A estratégia do Ocidente, ao que parece, é evitar uma vitória rápida e decisiva de qualquer das partes, na esperança de que um conflito prolongado desgaste as forças russas e leve a um acordo de paz favorável. No entanto, essa abordagem tem suas limitações. A Rússia, apesar de sofrer pesadas baixas e enfrentar sanções econômicas severas, ainda possui recursos significativos e a capacidade de prolongar a guerra indefinidamente. Por outro lado, a Ucrânia, mesmo com o apoio ocidental, está enfrentando uma situação cada vez mais precária, com suas forças militares sob constante pressão e sua infraestrutura sendo devastada pelos ataques russos.
Nesse contexto, a incursão em Kursk pode ser vista como uma tentativa desesperada de romper o impasse e forçar uma mudança na dinâmica do conflito. Se Kiev conseguir manter uma presença estável dentro do território russo, isso poderia levar o Ocidente a reconsiderar sua estratégia e aumentar o apoio militar à Ucrânia, incluindo o fornecimento de armamentos mais avançados e modernos.

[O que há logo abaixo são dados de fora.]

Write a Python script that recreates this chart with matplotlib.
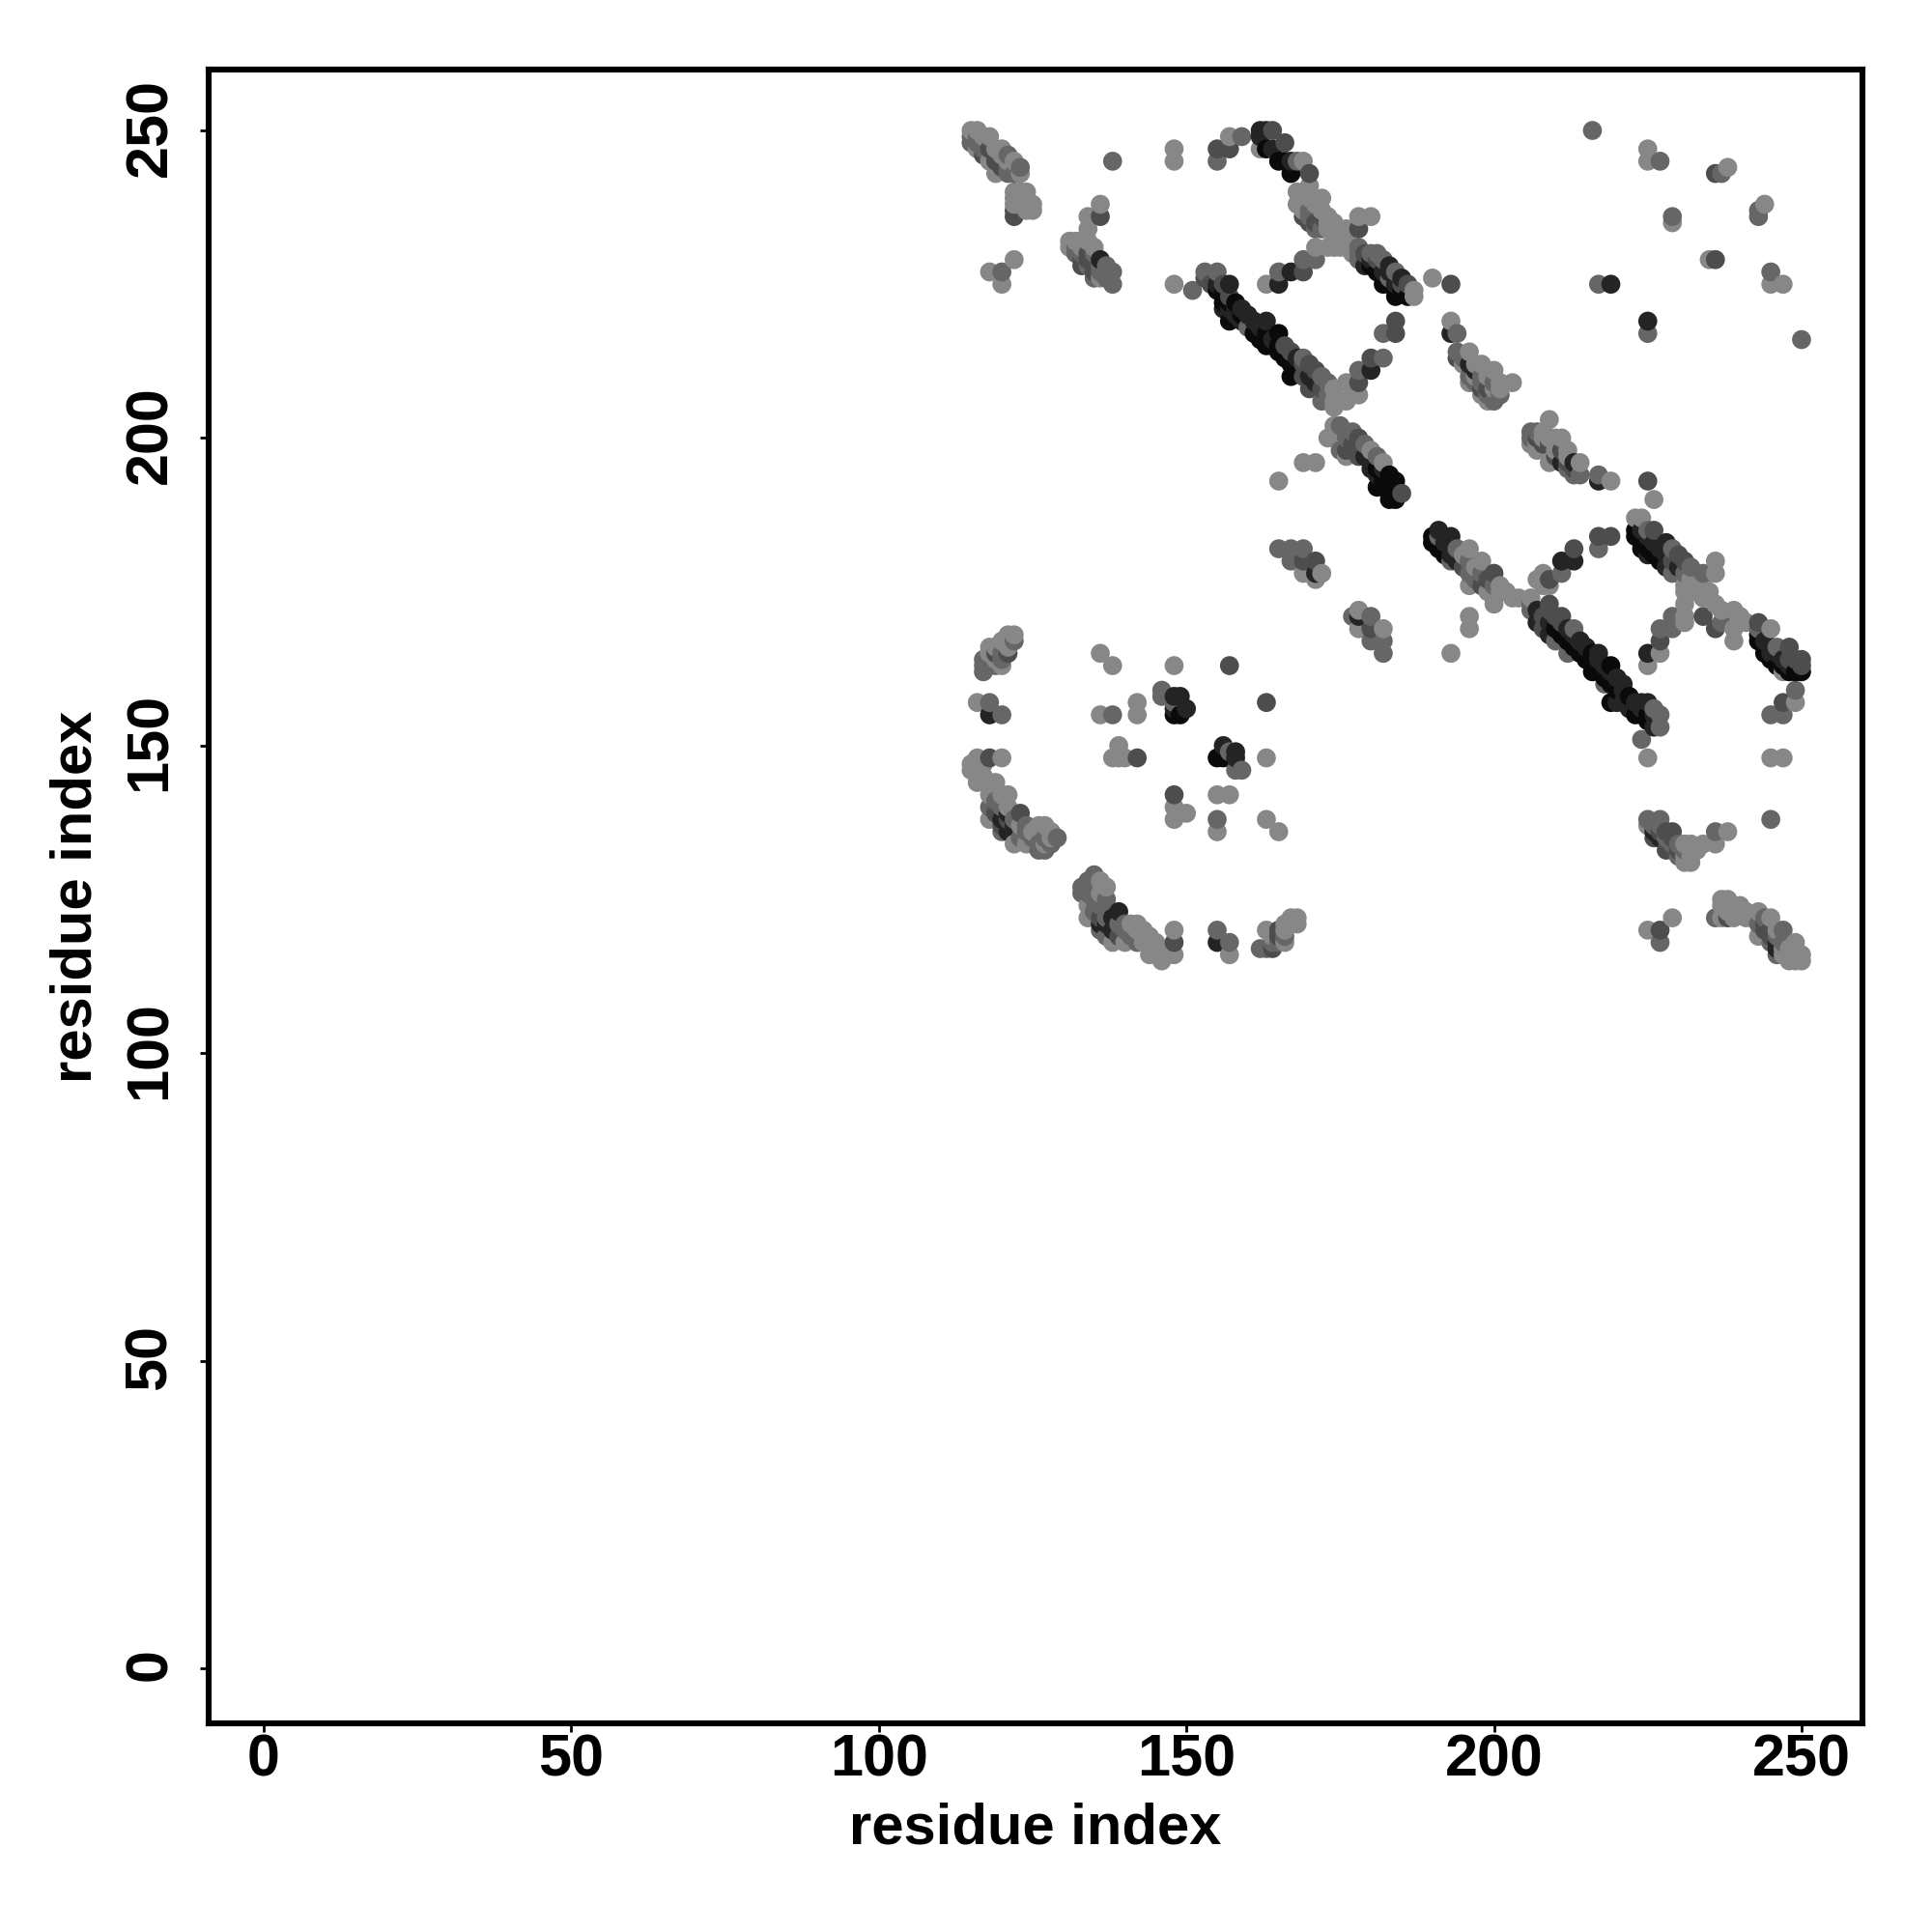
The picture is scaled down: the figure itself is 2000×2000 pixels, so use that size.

Outro aspecto importante da incursão ucraniana é seu impacto nas infraestruturas energéticas da Rússia. Nos últimos meses, a Ucrânia intensificou seus ataques a refinarias e instalações de energia dentro da Rússia, na tentativa de minar a capacidade do Kremlin de financiar a guerra através das exportações de petróleo e gás. Embora a Ucrânia tenha evitado danificar a instalação de Surja, por onde passa grande parte do gás exportado para a Europa, outros alvos foram atingidos, resultando na proibição temporária da exportação de gasolina pela Rússia.
Esses ataques têm como objetivo não apenas enfraquecer a economia russa, mas também enviar um sinal ao Ocidente de que a Ucrânia está disposta a escalar a guerra econômica contra Moscou. A estratégia é clara: quanto mais debilitada a economia russa, menor será a capacidade do Kremlin de sustentar o esforço de guerra. No entanto, essa abordagem também carrega riscos, especialmente no que diz respeito às relações da Ucrânia com seus aliados europeus. Se os ataques ucranianos resultarem em interrupções significativas no fornecimento de energia para a Europa, isso poderia levar a uma reação adversa de países que dependem do gás russo, colocando Kiev em uma posição diplomática delicada.
A incursão ucraniana em Kursk é um movimento ousado e calculado, com implicações profundas tanto para o conflito em curso quanto para a geopolítica global. Ao desafiar a Rússia em seu próprio território, a Ucrânia não apenas busca desestabilizar o Kremlin, mas também testar os limites do apoio ocidental e da paciência russa.
Embora a operação em Kursk tenha sido bem-sucedida até agora, o futuro permanece incerto. A resposta russa, tanto militar quanto política, ainda está em desenvolvimento, e as próximas semanas serão cruciais para determinar se a Ucrânia conseguirá manter sua posição ou se enfrentará uma retaliação esmagadora.
O que é certo, no entanto, é que essa incursão marcou um novo capítulo na guerra entre Ucrânia e Rússia, um capítulo que poderá ter consequências duradouras para ambos os países e para a ordem mundial como um todo. A estratégia ucraniana de guerra assimétrica mostrou-se eficaz até agora, mas os desafios que se avizinham são enormes, e o desfecho desse conflito está longe de ser definido.